Oltre agli ormai celeberrimi Animali Mitologici, alle frasi in bergamasco del giovedì su bergamopost.it, Ezio Foresti in questi anni ci ha deliziati con una rubrica che sembra quasi troppo bella per essere vera: “Lingua madre”, sulle pagine del BergamoPost cartaceo. In quelle poche – ma densissime – righe settimanali Ezio ha saputo e sa spiegare le sfumature della lingua accostandole alle sfumature della vita, in un percorso che non si può non definire identitario. Scrive: «Per le cose che contano davvero ci bastano due sillabe, e spesso ne serve una sola. La cà, ol pà. L’essenziale per la vita è l’essenziale per la lingua. Nostra madre così ci ha educati, a pretendere poco e di quel poco farne tesoro. Nemmeno il fiato va sprecato, perché la nostra non è una terra generosa. E non importa se non coltiviamo più i campi e la miseria l’abbiamo dimenticata.

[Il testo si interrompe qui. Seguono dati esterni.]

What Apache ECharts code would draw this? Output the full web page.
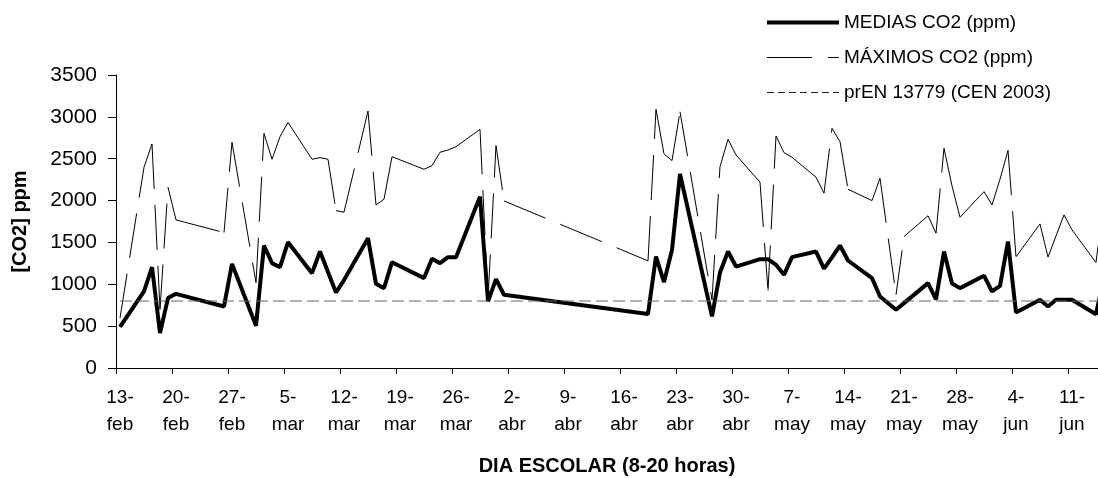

Il nostro animo contadino pensa ancora a tutti gli inverni che verranno».

Troppo prezioso tutto questo per restare “solamente” sulle pagine di un giornale. Ecco allora il volume, che raccoglie il meglio di Ezio, accompagnato degli altrettanto suggestivi disegni del Toma, colui che dà un volto agli Animali Mitologici. Ogni pagina, una perla, suddivise tra escursioni nel vocabolario, miscellanea, calendario e ricorrenze. Il libro «Tra 'l gnach e 'l pitàch» sarà presentato domenica alla Fiera dei Librai, alle 16.15 in Sala Lettura.